Information supplied →
◇ ◇ ◇ ◇ ◇ ◇ ◇

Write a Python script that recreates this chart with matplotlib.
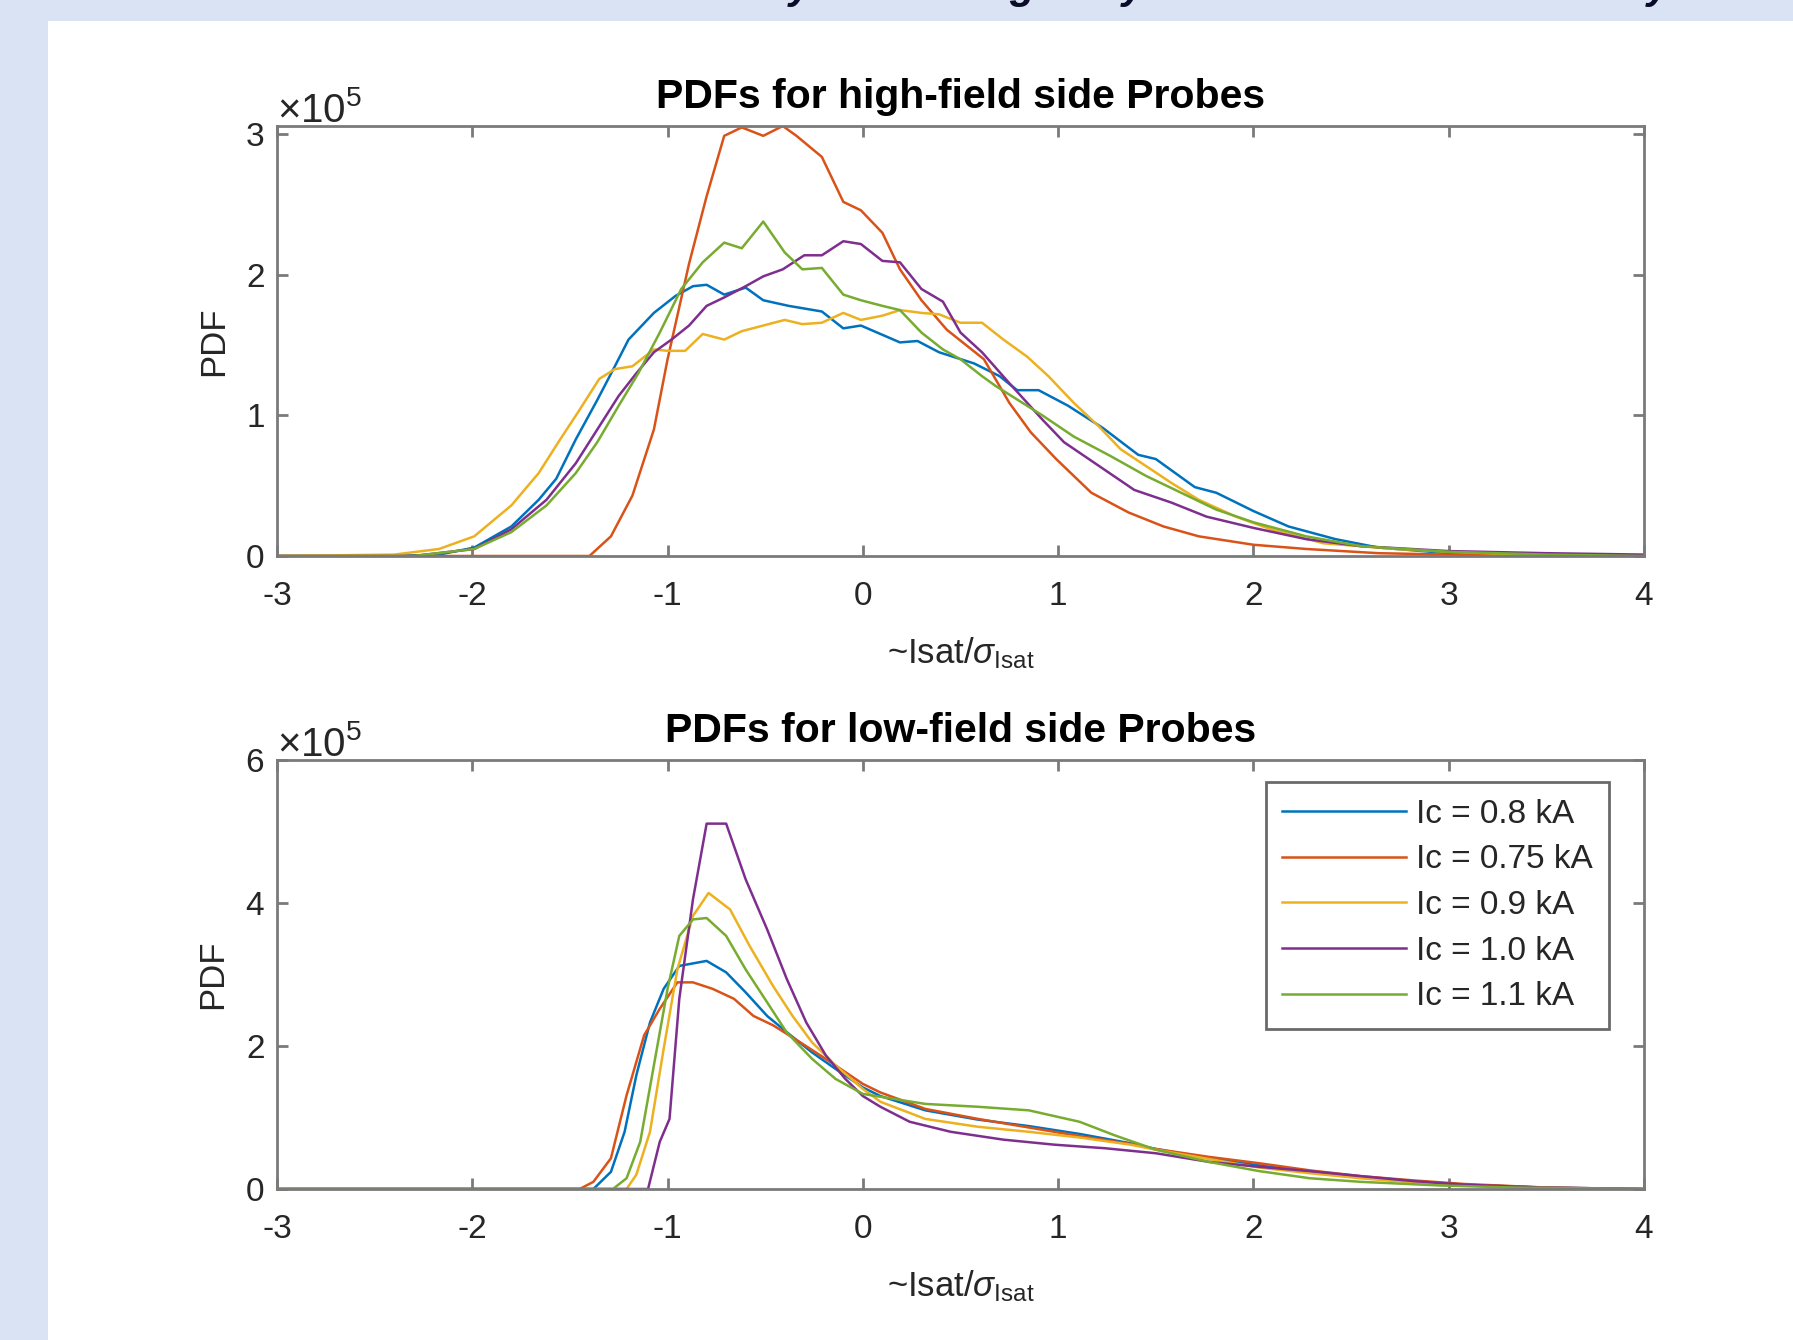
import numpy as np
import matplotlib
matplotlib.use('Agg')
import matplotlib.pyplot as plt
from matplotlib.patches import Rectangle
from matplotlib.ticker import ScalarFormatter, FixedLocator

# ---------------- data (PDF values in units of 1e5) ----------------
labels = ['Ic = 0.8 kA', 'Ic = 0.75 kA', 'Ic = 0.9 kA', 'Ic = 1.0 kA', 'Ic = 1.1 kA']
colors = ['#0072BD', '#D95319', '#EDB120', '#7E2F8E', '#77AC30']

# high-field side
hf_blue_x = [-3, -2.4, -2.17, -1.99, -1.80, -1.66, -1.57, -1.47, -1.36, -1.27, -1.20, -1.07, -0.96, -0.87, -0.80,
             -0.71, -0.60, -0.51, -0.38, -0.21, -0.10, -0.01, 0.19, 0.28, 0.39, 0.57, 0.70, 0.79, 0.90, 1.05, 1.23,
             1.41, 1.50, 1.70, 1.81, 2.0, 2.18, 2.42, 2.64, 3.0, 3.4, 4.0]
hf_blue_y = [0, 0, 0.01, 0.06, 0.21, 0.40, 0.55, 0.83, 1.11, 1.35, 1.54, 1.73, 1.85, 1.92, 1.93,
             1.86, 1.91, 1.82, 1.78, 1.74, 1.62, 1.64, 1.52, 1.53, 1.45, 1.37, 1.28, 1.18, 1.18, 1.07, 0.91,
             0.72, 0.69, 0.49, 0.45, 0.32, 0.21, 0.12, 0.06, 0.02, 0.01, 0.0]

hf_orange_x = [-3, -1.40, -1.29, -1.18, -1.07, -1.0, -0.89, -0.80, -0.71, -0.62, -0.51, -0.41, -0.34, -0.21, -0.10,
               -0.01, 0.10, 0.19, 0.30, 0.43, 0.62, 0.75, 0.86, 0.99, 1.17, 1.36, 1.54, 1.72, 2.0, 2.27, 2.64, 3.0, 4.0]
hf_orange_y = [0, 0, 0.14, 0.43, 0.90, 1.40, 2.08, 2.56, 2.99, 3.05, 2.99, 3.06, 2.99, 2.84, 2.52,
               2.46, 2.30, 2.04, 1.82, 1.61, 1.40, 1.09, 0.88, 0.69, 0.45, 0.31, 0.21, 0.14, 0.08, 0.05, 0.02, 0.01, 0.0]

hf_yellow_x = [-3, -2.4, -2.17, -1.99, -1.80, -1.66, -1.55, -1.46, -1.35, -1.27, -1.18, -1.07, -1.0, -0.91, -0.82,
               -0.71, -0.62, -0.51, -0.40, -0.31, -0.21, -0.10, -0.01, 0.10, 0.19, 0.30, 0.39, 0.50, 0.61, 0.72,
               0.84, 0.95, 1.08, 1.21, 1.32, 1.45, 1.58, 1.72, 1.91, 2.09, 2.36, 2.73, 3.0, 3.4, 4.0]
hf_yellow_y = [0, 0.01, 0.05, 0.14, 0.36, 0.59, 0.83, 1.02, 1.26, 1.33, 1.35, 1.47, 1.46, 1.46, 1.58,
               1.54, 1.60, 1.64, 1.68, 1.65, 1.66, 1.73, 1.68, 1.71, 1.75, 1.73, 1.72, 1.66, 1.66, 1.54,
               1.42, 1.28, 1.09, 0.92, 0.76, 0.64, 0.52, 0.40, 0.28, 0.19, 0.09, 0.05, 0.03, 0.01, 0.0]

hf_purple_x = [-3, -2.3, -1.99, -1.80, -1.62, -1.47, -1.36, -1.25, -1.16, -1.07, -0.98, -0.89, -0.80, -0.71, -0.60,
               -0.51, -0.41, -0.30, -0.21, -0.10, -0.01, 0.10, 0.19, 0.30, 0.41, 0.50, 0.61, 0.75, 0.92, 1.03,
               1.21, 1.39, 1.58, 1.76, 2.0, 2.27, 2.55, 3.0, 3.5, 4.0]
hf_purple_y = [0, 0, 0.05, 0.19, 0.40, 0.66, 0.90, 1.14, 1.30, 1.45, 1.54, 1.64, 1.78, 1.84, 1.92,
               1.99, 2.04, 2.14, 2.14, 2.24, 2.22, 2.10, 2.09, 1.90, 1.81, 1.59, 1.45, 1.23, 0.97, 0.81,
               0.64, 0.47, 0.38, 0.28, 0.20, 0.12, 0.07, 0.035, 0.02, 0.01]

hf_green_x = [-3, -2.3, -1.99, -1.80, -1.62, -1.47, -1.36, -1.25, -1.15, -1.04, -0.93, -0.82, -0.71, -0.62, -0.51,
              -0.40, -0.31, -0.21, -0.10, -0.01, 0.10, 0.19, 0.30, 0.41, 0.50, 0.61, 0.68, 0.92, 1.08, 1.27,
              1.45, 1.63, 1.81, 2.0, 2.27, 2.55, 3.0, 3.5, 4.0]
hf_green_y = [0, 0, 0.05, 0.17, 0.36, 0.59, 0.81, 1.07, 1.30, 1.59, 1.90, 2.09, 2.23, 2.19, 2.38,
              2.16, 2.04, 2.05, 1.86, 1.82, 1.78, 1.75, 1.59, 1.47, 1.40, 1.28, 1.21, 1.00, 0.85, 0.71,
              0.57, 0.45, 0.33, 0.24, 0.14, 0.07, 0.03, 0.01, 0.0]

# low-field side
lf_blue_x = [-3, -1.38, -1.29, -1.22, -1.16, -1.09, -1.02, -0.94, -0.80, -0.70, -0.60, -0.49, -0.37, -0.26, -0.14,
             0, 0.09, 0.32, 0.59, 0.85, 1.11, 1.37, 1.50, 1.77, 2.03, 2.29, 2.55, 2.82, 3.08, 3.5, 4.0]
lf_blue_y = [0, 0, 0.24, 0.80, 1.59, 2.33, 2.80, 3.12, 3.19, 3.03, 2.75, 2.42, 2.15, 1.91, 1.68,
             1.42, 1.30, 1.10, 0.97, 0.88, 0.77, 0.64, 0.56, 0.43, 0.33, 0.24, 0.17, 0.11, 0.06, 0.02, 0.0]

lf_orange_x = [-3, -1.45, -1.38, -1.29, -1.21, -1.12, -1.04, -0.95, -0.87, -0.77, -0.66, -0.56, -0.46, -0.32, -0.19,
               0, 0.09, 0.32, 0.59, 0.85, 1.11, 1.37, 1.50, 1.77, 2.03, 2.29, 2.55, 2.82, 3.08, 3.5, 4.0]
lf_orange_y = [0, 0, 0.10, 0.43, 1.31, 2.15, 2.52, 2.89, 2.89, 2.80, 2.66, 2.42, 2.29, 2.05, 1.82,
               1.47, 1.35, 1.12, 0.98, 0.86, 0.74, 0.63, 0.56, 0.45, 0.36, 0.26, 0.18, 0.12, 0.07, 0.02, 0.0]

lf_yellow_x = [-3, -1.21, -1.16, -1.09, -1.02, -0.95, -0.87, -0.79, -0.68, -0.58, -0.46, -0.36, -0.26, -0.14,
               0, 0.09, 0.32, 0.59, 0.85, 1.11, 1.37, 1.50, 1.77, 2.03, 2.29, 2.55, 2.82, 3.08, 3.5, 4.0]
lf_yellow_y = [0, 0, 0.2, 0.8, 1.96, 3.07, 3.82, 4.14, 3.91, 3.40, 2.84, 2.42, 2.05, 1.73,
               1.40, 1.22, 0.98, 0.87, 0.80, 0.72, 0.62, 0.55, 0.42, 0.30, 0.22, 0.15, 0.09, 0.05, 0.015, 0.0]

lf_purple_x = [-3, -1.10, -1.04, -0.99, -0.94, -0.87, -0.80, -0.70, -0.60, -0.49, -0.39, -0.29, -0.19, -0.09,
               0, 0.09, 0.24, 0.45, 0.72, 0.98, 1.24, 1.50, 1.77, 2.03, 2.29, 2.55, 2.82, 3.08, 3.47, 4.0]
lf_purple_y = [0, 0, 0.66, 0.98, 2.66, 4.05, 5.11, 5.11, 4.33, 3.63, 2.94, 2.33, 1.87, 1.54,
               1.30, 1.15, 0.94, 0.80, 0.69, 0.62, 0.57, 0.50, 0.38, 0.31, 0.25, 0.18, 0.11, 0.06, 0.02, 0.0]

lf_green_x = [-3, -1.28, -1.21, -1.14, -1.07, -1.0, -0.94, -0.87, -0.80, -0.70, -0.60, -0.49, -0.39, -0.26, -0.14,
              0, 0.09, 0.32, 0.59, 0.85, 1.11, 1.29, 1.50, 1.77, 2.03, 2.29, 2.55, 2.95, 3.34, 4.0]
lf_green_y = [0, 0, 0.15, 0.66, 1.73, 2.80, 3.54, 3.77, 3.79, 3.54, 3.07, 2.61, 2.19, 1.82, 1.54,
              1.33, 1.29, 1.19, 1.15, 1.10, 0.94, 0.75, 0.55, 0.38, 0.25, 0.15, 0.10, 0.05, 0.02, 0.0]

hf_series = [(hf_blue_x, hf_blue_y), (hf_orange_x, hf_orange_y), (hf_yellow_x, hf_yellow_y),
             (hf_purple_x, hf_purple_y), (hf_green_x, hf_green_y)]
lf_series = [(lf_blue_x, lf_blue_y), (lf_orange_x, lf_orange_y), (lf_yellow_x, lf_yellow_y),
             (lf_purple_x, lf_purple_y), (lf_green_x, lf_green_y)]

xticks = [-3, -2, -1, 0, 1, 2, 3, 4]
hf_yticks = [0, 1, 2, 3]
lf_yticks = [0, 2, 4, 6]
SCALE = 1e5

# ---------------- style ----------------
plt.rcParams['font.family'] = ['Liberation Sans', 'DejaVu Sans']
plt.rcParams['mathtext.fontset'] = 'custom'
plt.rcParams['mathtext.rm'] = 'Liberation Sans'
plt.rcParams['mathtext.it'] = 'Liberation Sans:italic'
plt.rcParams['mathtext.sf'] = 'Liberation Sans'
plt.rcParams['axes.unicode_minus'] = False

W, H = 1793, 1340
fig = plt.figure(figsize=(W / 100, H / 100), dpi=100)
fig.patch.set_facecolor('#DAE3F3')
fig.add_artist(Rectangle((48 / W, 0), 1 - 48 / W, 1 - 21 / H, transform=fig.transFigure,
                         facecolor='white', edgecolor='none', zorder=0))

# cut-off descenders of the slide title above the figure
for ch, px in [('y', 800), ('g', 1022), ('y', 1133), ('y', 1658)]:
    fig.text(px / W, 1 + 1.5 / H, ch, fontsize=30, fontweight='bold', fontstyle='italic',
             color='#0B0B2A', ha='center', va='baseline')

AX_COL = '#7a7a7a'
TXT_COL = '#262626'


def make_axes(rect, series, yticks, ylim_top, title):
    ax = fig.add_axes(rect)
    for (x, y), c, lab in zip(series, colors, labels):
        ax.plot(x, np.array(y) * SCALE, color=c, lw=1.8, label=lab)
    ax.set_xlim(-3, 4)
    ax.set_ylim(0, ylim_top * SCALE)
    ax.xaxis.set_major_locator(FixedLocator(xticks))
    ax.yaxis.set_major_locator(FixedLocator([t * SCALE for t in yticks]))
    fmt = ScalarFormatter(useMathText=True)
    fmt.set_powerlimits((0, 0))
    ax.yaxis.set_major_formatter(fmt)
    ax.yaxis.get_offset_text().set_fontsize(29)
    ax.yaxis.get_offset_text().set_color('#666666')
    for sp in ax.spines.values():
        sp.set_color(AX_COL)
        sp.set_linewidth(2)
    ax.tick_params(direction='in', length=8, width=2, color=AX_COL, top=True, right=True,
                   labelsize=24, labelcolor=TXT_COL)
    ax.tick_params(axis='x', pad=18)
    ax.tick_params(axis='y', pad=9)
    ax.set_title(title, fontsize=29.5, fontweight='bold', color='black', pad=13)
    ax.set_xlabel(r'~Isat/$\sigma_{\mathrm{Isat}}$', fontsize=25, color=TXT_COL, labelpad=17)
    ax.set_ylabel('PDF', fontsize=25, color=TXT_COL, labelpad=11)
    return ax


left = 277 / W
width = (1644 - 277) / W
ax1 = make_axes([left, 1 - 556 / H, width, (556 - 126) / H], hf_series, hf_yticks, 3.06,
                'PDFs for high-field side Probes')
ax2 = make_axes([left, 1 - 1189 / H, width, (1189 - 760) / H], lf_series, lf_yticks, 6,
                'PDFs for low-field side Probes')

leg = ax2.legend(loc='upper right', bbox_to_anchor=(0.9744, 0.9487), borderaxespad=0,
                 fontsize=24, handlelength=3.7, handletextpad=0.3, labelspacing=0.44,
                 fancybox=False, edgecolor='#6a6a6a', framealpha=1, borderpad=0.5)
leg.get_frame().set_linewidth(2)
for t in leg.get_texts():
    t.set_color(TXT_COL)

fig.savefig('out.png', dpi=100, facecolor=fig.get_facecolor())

◇ ◇ ◇ ◇ ◇ ◇ ◇

Request → From the first line above through the line containing "0.72, 0.69, 0.49, 0.45, 0.32, 0.21, 0.12, 0.06, 0.02, 0.01, 0.0]", copy everything exactly, without the pictures.

Task answer →
Write a Python script that recreates this chart with matplotlib.
import numpy as np
import matplotlib
matplotlib.use('Agg')
import matplotlib.pyplot as plt
from matplotlib.patches import Rectangle
from matplotlib.ticker import ScalarFormatter, FixedLocator

# ---------------- data (PDF values in units of 1e5) ----------------
labels = ['Ic = 0.8 kA', 'Ic = 0.75 kA', 'Ic = 0.9 kA', 'Ic = 1.0 kA', 'Ic = 1.1 kA']
colors = ['#0072BD', '#D95319', '#EDB120', '#7E2F8E', '#77AC30']

# high-field side
hf_blue_x = [-3, -2.4, -2.17, -1.99, -1.80, -1.66, -1.57, -1.47, -1.36, -1.27, -1.20, -1.07, -0.96, -0.87, -0.80,
             -0.71, -0.60, -0.51, -0.38, -0.21, -0.10, -0.01, 0.19, 0.28, 0.39, 0.57, 0.70, 0.79, 0.90, 1.05, 1.23,
             1.41, 1.50, 1.70, 1.81, 2.0, 2.18, 2.42, 2.64, 3.0, 3.4, 4.0]
hf_blue_y = [0, 0, 0.01, 0.06, 0.21, 0.40, 0.55, 0.83, 1.11, 1.35, 1.54, 1.73, 1.85, 1.92, 1.93,
             1.86, 1.91, 1.82, 1.78, 1.74, 1.62, 1.64, 1.52, 1.53, 1.45, 1.37, 1.28, 1.18, 1.18, 1.07, 0.91,
             0.72, 0.69, 0.49, 0.45, 0.32, 0.21, 0.12, 0.06, 0.02, 0.01, 0.0]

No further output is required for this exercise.